#### Records to process:
────────────────────────────────────────

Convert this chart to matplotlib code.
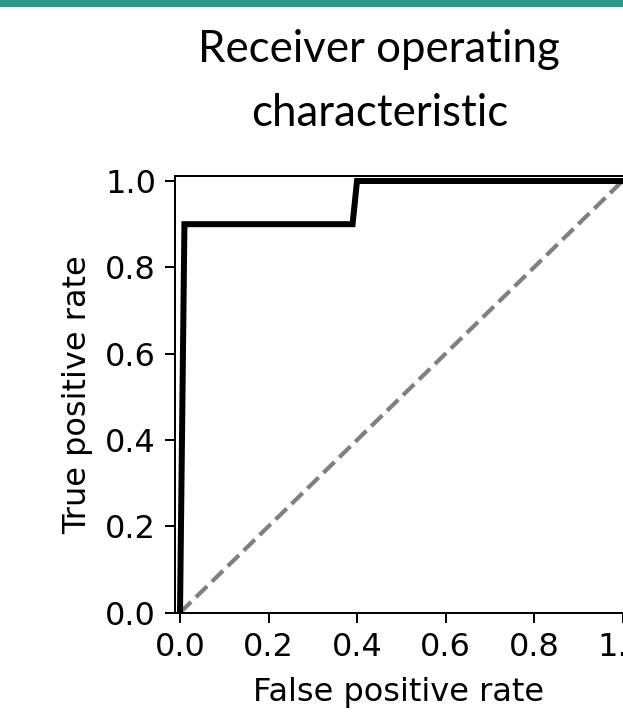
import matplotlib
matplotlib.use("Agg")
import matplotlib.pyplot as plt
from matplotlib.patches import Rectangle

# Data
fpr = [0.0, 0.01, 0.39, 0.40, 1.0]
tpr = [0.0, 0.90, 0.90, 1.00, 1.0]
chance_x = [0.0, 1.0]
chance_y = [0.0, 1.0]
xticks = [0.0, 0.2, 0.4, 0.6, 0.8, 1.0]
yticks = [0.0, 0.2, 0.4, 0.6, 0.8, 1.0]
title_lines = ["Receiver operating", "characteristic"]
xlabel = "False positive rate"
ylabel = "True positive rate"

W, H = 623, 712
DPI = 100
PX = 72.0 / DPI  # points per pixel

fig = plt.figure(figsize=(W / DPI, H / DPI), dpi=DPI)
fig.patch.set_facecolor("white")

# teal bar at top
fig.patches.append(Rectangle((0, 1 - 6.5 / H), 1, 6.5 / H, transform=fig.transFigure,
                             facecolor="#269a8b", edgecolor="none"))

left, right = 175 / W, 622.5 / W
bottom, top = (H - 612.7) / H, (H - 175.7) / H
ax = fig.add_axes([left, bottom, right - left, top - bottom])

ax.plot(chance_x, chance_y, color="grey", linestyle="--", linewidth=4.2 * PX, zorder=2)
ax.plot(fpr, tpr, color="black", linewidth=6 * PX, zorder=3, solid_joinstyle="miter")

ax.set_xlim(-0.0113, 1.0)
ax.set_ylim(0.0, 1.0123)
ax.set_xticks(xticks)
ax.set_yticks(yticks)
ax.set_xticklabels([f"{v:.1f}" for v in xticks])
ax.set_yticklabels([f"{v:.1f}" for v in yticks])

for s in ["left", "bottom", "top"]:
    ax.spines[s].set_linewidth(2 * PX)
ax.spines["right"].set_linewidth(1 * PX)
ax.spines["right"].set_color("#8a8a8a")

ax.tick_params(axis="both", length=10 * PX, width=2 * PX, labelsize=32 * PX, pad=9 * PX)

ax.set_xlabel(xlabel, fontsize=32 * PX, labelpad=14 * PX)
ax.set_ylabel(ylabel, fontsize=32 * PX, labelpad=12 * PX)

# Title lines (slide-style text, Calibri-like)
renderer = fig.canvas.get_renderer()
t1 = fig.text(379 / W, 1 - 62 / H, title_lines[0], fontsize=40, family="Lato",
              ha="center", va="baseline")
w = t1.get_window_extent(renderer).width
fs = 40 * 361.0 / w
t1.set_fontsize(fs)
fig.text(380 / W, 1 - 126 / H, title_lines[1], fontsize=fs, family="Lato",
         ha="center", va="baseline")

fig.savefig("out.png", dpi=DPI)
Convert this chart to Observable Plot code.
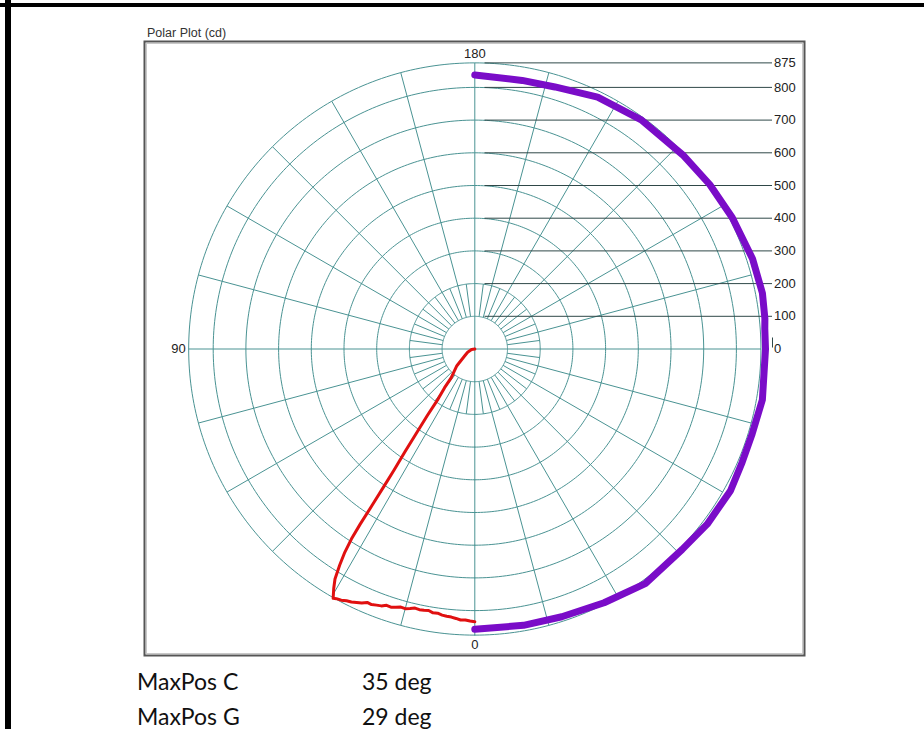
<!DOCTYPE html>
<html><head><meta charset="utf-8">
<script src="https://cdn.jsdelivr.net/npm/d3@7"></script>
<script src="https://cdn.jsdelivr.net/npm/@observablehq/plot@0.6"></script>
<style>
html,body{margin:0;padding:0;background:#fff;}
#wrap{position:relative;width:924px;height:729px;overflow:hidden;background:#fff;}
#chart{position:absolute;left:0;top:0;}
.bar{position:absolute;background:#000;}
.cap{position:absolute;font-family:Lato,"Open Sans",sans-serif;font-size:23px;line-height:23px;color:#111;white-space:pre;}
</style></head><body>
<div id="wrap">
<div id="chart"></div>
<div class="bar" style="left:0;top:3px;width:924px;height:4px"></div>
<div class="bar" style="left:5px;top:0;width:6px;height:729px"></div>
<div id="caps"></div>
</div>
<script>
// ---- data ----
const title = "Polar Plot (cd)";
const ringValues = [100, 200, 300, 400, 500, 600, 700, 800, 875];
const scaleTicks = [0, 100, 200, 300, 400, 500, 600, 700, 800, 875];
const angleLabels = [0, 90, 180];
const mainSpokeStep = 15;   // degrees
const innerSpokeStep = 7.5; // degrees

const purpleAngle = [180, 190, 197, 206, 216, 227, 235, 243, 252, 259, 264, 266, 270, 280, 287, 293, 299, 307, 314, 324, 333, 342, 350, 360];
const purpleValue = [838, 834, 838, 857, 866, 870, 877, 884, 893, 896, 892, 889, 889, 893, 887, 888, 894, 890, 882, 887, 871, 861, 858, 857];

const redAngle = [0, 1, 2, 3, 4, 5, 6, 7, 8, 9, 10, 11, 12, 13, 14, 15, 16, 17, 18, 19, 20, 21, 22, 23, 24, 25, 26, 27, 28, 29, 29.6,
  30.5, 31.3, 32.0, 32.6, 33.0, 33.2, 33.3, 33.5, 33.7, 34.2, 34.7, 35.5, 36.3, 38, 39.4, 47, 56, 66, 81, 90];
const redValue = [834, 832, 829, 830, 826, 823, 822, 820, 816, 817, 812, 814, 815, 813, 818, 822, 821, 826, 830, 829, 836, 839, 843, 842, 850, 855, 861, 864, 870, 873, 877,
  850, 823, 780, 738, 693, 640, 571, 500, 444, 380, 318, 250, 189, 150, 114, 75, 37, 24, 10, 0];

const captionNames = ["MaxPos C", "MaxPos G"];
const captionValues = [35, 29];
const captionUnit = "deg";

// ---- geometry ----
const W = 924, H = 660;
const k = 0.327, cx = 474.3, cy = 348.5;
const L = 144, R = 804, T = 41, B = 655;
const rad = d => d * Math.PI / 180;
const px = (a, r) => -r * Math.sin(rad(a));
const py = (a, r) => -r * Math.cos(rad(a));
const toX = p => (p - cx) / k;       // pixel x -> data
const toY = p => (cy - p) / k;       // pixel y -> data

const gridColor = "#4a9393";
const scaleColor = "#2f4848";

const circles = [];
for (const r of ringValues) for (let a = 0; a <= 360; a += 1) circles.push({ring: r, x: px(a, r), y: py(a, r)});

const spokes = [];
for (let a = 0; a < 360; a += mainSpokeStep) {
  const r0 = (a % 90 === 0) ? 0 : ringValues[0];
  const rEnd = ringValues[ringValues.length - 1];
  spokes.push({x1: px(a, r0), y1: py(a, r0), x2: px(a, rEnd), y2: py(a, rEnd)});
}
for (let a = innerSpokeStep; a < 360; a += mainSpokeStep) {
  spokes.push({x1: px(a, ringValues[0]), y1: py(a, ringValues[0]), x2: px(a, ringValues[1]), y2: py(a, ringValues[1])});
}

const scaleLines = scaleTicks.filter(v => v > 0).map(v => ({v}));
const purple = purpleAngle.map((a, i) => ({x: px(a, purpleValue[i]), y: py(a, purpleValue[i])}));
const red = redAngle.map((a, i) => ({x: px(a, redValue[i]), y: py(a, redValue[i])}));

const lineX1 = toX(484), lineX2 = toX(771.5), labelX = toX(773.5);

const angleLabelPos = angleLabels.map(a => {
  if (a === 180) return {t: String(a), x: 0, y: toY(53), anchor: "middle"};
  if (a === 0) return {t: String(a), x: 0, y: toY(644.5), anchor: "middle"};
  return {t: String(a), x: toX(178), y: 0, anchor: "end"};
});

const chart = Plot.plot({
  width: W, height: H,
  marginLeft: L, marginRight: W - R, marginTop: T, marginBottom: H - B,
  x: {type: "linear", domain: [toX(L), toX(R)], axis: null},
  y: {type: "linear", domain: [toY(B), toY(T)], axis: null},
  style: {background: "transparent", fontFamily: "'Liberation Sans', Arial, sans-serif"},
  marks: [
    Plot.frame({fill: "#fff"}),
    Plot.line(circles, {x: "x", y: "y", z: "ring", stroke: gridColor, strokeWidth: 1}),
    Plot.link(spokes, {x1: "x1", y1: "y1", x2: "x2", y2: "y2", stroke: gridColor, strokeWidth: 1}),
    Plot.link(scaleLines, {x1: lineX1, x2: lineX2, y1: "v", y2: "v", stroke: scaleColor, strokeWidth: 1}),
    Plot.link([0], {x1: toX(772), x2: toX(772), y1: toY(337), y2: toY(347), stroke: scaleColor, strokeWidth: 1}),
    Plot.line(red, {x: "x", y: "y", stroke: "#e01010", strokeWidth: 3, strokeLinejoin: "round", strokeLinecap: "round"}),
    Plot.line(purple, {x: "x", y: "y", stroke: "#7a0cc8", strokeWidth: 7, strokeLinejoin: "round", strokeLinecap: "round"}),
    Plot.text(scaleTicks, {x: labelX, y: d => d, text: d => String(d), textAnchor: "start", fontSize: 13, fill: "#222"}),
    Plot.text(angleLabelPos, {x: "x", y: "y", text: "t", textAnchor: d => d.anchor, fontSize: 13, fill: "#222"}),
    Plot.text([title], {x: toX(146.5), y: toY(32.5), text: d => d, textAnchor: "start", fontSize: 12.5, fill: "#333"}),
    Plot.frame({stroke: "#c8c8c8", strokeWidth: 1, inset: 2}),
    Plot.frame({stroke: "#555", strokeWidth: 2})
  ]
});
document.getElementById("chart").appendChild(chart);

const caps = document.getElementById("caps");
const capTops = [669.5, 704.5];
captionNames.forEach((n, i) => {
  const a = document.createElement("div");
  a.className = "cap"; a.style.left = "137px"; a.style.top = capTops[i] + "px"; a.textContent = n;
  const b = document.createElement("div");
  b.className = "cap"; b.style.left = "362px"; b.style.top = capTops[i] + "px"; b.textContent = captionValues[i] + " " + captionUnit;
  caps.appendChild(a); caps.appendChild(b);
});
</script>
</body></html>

────────────────────────────────────────

#### Directive:
Repeat exactly, and only, the lines between the line holding "Convert this chart to Observable Plot code." and the line holding "const innerSpokeStep = 7.5; // degrees", inclusive, leaving pictures out.

#### Task output:
Convert this chart to Observable Plot code.
<!DOCTYPE html>
<html><head><meta charset="utf-8">
<script src="https://cdn.jsdelivr.net/npm/d3@7"></script>
<script src="https://cdn.jsdelivr.net/npm/@observablehq/plot@0.6"></script>
<style>
html,body{margin:0;padding:0;background:#fff;}
#wrap{position:relative;width:924px;height:729px;overflow:hidden;background:#fff;}
#chart{position:absolute;left:0;top:0;}
.bar{position:absolute;background:#000;}
.cap{position:absolute;font-family:Lato,"Open Sans",sans-serif;font-size:23px;line-height:23px;color:#111;white-space:pre;}
</style></head><body>
<div id="wrap">
<div id="chart"></div>
<div class="bar" style="left:0;top:3px;width:924px;height:4px"></div>
<div class="bar" style="left:5px;top:0;width:6px;height:729px"></div>
<div id="caps"></div>
</div>
<script>
// ---- data ----
const title = "Polar Plot (cd)";
const ringValues = [100, 200, 300, 400, 500, 600, 700, 800, 875];
const scaleTicks = [0, 100, 200, 300, 400, 500, 600, 700, 800, 875];
const angleLabels = [0, 90, 180];
const mainSpokeStep = 15;   // degrees
const innerSpokeStep = 7.5; // degrees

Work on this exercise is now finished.